Guitarist René Lussier (b. Montreal, 1957) is a major figure in Quebec’s new/experimental music scene. He leads a multifaceted career as a composer, improviser, soundtrack maker, singer-songwriter, and record producer. His credits include over 60 film soundtracks, among them Robert Lepage’s phenomenal Moulin à images (2008-2012), and over 30 records, the most widely known being Le Trésor de la langue, a ground-breaking work on oral history that earned him the 1989 Paul Gilson Award.

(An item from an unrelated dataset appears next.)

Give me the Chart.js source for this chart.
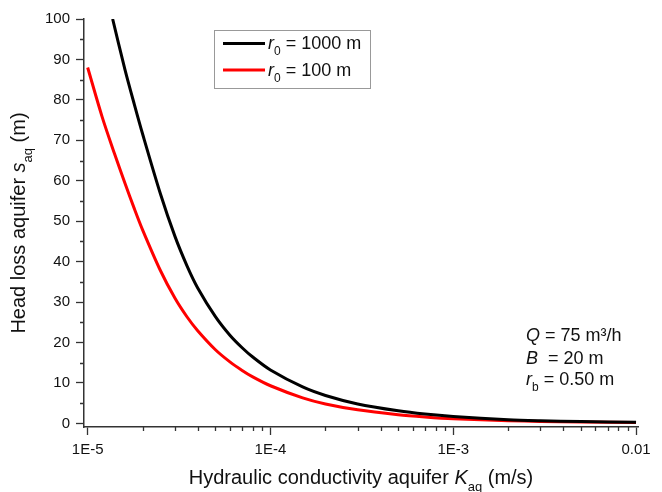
<!DOCTYPE html>
<html>
<head>
<meta charset="utf-8">
<title>Head loss aquifer</title>
<script src="https://cdn.jsdelivr.net/npm/chart.js@4.4.0/dist/chart.umd.min.js"></script>
<style>
  html, body { margin: 0; padding: 0; background: #fff; }
  #wrap { width: 662px; height: 492px; }
</style>
</head>
<body>
<div id="wrap"><canvas id="chart1" width="662" height="492"></canvas></div>
<script>
  // hydraulic conductivity K (m/s) and head loss s (m)
  const k1000 = [1.37e-5, 1.6e-5, 1.8e-5, 2e-5, 2.5e-5, 3e-5, 3.5e-5, 4e-5, 5e-5, 6e-5, 7e-5, 8e-5,
    1e-4, 1.5e-4, 2e-4, 3e-4, 5e-4, 7e-4, 1e-3, 2e-3, 3e-3, 5e-3, 1e-2];
  const s1000 = [100, 87.5, 78.9, 71.5, 56.8, 46.3, 38.9, 33.5, 26.4, 21.8, 18.7, 16.4,
    13.2, 9.0, 6.9, 4.8, 3.1, 2.3, 1.7, 0.9, 0.65, 0.45, 0.28];

  const k100 = [1e-5, 1.2e-5, 1.4e-5, 1.6e-5, 1.8e-5, 2e-5, 2.5e-5, 3e-5, 3.5e-5, 4e-5, 5e-5, 6e-5, 7e-5, 8e-5,
    1e-4, 1.5e-4, 2e-4, 3e-4, 5e-4, 7e-4, 1e-3, 2e-3, 3e-3, 5e-3, 1e-2];
  const s100 = [88, 75.8, 66.8, 59.4, 53.1, 47.8, 37.8, 31, 26.3, 22.9, 18.2, 15.2, 13.1, 11.5,
    9.3, 6.3, 4.8, 3.35, 2.15, 1.6, 1.15, 0.65, 0.48, 0.33, 0.2];

  const xMajorTicks = [1e-5, 1e-4, 1e-3, 1e-2];
  const xTickLabels = ["1E-5", "1E-4", "1E-3", "0.01"];
  const xMinorTicks = [2e-5, 3e-5, 4e-5, 5e-5, 6e-5, 7e-5, 8e-5, 9e-5,
    2e-4, 3e-4, 4e-4, 5e-4, 6e-4, 7e-4, 8e-4, 9e-4,
    2e-3, 3e-3, 4e-3, 5e-3, 6e-3, 7e-3, 8e-3, 9e-3];
  const yMajorTicks = [0, 10, 20, 30, 40, 50, 60, 70, 80, 90, 100];
  const yMinorTicks = [5, 15, 25, 35, 45, 55, 65, 75, 85, 95];

  const FONT = '"Liberation Sans", Arial, sans-serif';
  const AXIS = "#333333";

  // draw a run of text pieces: [text, style] with style "" / "i" / "sub"
  function drawRich(ctx, x, y, parts, size, measureOnly) {
    let cx = x;
    parts.forEach((p) => {
      const sub = p[1] === "sub";
      const fs = sub ? Math.round(size * 0.65) : size;
      ctx.font = (p[1] === "i" ? "italic " : "") + fs + "px " + FONT;
      if (!measureOnly) ctx.fillText(p[0], cx, sub ? y + size * 0.36 : y);
      cx += ctx.measureText(p[0]).width;
    });
    return cx - x;
  }

  const labelsPlugin = {
    id: "labelsPlugin",
    afterDraw(chart) {
      const ctx = chart.ctx;
      const xs = chart.scales.x;
      const ys = chart.scales.y;
      const area = chart.chartArea;
      ctx.save();

      // minor ticks
      ctx.strokeStyle = AXIS;
      ctx.lineWidth = 1.3;
      ctx.beginPath();
      xMinorTicks.forEach((v) => {
        const px = Math.round(xs.getPixelForValue(v)) + 0.5;
        ctx.moveTo(px, area.bottom);
        ctx.lineTo(px, area.bottom + 4);
      });
      yMinorTicks.forEach((v) => {
        const py = Math.round(ys.getPixelForValue(v)) + 0.5;
        ctx.moveTo(area.left, py);
        ctx.lineTo(area.left - 4, py);
      });
      ctx.stroke();

      ctx.fillStyle = "#111";
      ctx.textBaseline = "alphabetic";

      // x title
      const xt = [["Hydraulic conductivity aquifer ", ""], ["K", "i"], ["aq", "sub"], [" (m/s)", ""]];
      const xw = drawRich(ctx, 0, 0, xt, 20, true);
      drawRich(ctx, (area.left + area.right) / 2 - xw / 2, 484, xt, 20);

      // y title (rotated)
      const yt = [["Head loss aquifer ", ""], ["s", "i"], ["aq", "sub"], [" (m)", ""]];
      const yw = drawRich(ctx, 0, 0, yt, 20, true);
      ctx.save();
      ctx.translate(25, (area.top + area.bottom) / 2);
      ctx.rotate(-Math.PI / 2);
      drawRich(ctx, -yw / 2, 0, yt, 20);
      ctx.restore();

      // legend box
      ctx.strokeStyle = "#999";
      ctx.lineWidth = 1;
      ctx.strokeRect(214.5, 30.5, 156, 58);
      const rows = [
        [chart.data.datasets[0], [["r", "i"], ["0", "sub"], [" = 1000 m", ""]], 49],
        [chart.data.datasets[1], [["r", "i"], ["0", "sub"], [" = 100 m", ""]], 75.5]
      ];
      rows.forEach((r) => {
        ctx.strokeStyle = r[0].borderColor;
        ctx.lineWidth = 3;
        ctx.beginPath();
        ctx.moveTo(223, r[2] - 5.5);
        ctx.lineTo(265, r[2] - 5.5);
        ctx.stroke();
        drawRich(ctx, 268, r[2], r[1], 18);
      });

      // parameters
      drawRich(ctx, 526, 341, [["Q", "i"], [" = 75 m³/h", ""]], 18);
      drawRich(ctx, 526, 363.5, [["B", "i"], ["  = 20 m", ""]], 18);
      drawRich(ctx, 526, 385, [["r", "i"], ["b", "sub"], [" = 0.50 m", ""]], 18);

      ctx.restore();
    }
  };

  charit();

  function charit() {
    const ctx = document.getElementById("chart1").getContext("2d");

    const myChart = new Chart(ctx, {
      type: "line",
      data: {
        datasets: [
          {
            label: "r0 = 1000 m",
            data: k1000.map((k, i) => ({ x: k, y: s1000[i] })),
            borderColor: "#000000",
            borderWidth: 3,
            pointRadius: 0,
            tension: 0.3,
            fill: false
          },
          {
            label: "r0 = 100 m",
            data: k100.map((k, i) => ({ x: k, y: s100[i] })),
            borderColor: "#ff0000",
            borderWidth: 3,
            pointRadius: 0,
            tension: 0.3,
            fill: false
          }
        ]
      },
      options: {
        responsive: false,
        animation: false,
        layout: { padding: { top: 19, right: 24, left: 0, bottom: 0 } },
        plugins: {
          legend: { display: false },
          tooltip: { enabled: false }
        },
        scales: {
          x: {
            type: "logarithmic",
            min: 9.55e-6,
            max: 1.025e-2,
            afterBuildTicks: (scale) => {
              scale.ticks = xMajorTicks.map((v) => ({ value: v }));
            },
            afterFit: (scale) => { scale.height = 65; },
            ticks: {
              autoSkip: false,
              maxRotation: 0,
              padding: 6,
              color: "#111",
              font: { family: FONT, size: 15 },
              callback: (value, index) => xTickLabels[index]
            },
            grid: { drawOnChartArea: false, drawTicks: true, tickLength: 8, tickColor: AXIS, tickWidth: 1.3 },
            border: { display: true, color: AXIS, width: 1.5 }
          },
          y: {
            min: -0.9,
            max: 100,
            afterBuildTicks: (scale) => {
              scale.ticks = yMajorTicks.map((v) => ({ value: v }));
            },
            afterFit: (scale) => { scale.width = 84; },
            ticks: {
              autoSkip: false,
              padding: 6,
              color: "#111",
              font: { family: FONT, size: 15 },
              callback: (value) => String(value)
            },
            grid: { drawOnChartArea: false, drawTicks: true, tickLength: 8, tickColor: AXIS, tickWidth: 1.3 },
            border: { display: true, color: AXIS, width: 1.5 }
          }
        }
      },
      plugins: [labelsPlugin]
    });
  }
</script>
</body>
</html>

Lussier has led free improvisation workshops and ensembles of various sizes in Canada and Europe. He distinguished himself in several bands and projects (among them: Conventum, Les 4 Guitaristes de l’Apocalypso-Bar, Keep the Dog, and The Fred Frith Guitar Quartet), and performed and recorded with a long list of collaborators including Gilles Gobeil, Robert Marcel Lepage, Jean Derome, Martin Tétreault, Hans Reichel, Eugene Chadbourne, poet Patrice Desbiens, and Québécois fiddler Liette Remon.
He has composed commissioned works for Vancouver’s Now Orchestra and Hard Rubber Orchestra, Société de Musique Contemporaine du Québec, and New York ensemble Bang on a Can, among others.
René Lussier received the Freddy Stone Award for “his artistic integrity, innovative spirit, and contribution to Canadian new music,” and the Canada Council for the Arts’s Victor Martyn Lynch-Staunton Award “for outstanding artistic achievement and excellence.” His eclectic artistic process is guided by experimentation.